> [THE TASK] Gather every line of the entries that includes the word "with".

> [MATERIAL FOR THIS EXERCISE]
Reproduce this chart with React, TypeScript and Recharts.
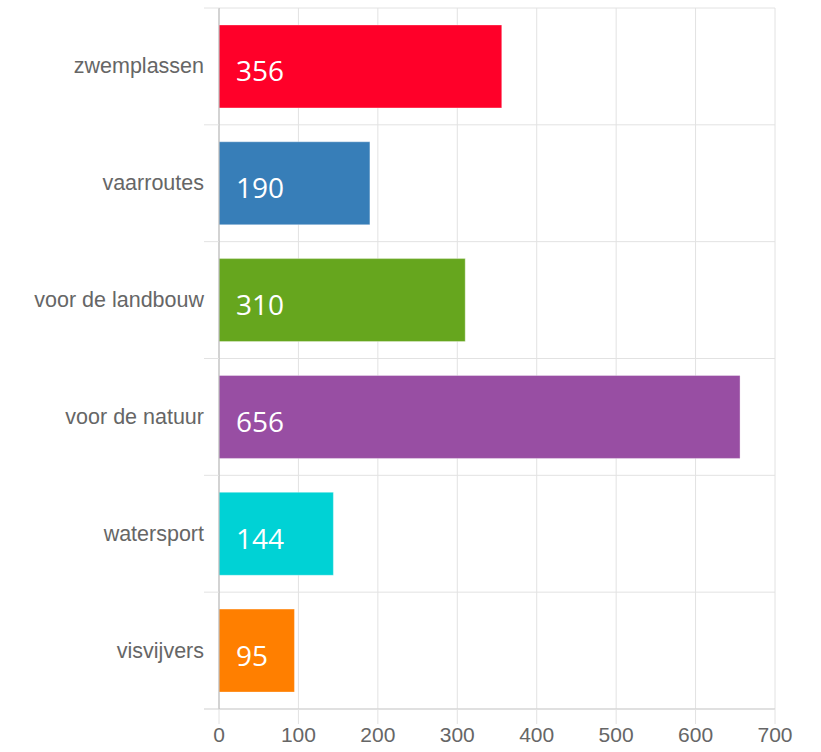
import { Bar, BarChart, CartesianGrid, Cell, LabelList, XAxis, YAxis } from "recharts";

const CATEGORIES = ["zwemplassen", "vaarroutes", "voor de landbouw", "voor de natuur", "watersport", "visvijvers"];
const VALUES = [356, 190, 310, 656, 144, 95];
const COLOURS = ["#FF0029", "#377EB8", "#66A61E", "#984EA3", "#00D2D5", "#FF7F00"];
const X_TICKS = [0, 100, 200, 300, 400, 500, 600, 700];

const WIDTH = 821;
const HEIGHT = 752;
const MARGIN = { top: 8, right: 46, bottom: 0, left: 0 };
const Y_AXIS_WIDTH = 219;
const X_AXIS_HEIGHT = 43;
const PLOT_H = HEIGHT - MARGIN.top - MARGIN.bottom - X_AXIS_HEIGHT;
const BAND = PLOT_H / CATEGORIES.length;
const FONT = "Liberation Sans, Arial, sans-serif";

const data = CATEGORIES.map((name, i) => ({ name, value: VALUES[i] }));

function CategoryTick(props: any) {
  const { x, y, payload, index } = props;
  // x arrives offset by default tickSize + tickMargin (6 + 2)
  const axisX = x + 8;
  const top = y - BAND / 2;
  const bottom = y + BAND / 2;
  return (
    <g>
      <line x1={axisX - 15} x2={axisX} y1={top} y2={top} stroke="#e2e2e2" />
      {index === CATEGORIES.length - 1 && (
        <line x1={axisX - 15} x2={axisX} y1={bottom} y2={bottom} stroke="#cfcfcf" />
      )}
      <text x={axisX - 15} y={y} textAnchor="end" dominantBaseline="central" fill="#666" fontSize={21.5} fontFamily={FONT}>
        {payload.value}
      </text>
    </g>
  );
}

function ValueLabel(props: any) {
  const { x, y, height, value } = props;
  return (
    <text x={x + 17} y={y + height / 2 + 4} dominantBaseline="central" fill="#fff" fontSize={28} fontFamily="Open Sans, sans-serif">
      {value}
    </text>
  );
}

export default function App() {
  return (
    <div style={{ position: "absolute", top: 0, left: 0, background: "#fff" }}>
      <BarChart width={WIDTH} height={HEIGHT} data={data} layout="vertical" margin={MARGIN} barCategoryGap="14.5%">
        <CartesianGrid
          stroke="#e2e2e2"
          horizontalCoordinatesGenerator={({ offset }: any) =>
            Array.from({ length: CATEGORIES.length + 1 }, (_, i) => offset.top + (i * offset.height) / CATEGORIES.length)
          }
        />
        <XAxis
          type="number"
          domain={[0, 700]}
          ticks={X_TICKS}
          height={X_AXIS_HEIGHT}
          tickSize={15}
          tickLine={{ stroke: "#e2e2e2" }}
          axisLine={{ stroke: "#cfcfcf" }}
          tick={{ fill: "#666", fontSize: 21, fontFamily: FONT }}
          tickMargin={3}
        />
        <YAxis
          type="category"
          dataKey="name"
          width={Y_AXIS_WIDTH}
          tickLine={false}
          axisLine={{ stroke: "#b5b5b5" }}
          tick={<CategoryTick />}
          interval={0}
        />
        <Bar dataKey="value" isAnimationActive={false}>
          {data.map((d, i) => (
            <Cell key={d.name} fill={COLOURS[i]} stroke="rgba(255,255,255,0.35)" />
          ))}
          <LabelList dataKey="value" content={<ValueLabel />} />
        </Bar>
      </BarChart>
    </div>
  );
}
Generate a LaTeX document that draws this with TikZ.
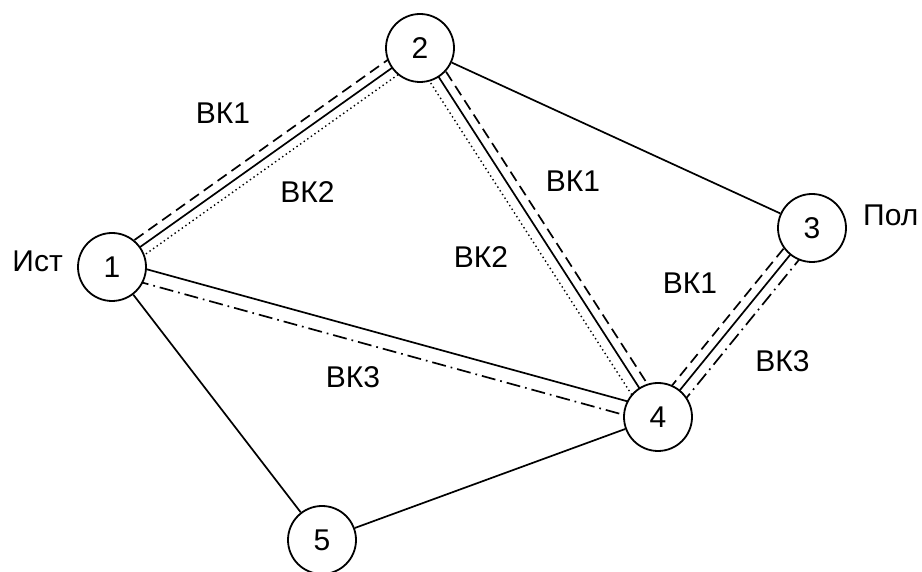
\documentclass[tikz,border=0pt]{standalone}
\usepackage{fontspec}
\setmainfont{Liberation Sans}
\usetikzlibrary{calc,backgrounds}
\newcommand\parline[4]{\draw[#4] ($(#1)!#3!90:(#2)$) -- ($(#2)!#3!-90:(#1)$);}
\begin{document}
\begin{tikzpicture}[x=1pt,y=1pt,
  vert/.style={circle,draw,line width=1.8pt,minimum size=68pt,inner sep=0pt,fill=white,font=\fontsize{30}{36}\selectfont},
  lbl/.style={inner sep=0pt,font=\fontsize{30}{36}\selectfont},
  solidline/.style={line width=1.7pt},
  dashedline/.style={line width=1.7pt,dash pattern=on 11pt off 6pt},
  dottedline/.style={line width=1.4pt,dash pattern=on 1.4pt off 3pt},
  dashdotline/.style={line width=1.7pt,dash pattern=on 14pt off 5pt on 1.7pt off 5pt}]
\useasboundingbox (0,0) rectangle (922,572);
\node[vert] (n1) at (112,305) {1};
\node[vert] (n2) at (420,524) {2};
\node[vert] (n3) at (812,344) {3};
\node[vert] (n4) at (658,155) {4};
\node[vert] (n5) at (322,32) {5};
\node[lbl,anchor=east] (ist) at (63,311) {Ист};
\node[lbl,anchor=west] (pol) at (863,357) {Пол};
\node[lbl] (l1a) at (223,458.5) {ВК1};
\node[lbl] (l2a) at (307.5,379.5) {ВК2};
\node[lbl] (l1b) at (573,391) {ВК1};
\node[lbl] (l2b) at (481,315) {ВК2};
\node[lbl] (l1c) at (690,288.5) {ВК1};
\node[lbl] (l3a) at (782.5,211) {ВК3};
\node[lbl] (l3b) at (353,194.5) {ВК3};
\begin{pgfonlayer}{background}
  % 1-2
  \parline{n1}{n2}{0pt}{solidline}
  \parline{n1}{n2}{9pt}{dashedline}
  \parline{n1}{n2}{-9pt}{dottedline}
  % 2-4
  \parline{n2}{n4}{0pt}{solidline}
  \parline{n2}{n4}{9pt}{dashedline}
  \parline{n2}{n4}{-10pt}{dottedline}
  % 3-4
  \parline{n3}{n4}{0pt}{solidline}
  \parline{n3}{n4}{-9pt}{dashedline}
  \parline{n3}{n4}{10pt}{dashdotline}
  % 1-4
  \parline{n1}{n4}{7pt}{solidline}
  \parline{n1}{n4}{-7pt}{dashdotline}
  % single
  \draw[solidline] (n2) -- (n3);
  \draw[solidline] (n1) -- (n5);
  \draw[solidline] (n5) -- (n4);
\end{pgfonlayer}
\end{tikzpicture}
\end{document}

> [CORRECT RESULT]
Reproduce this chart with React, TypeScript and Recharts.
Generate a LaTeX document that draws this with TikZ.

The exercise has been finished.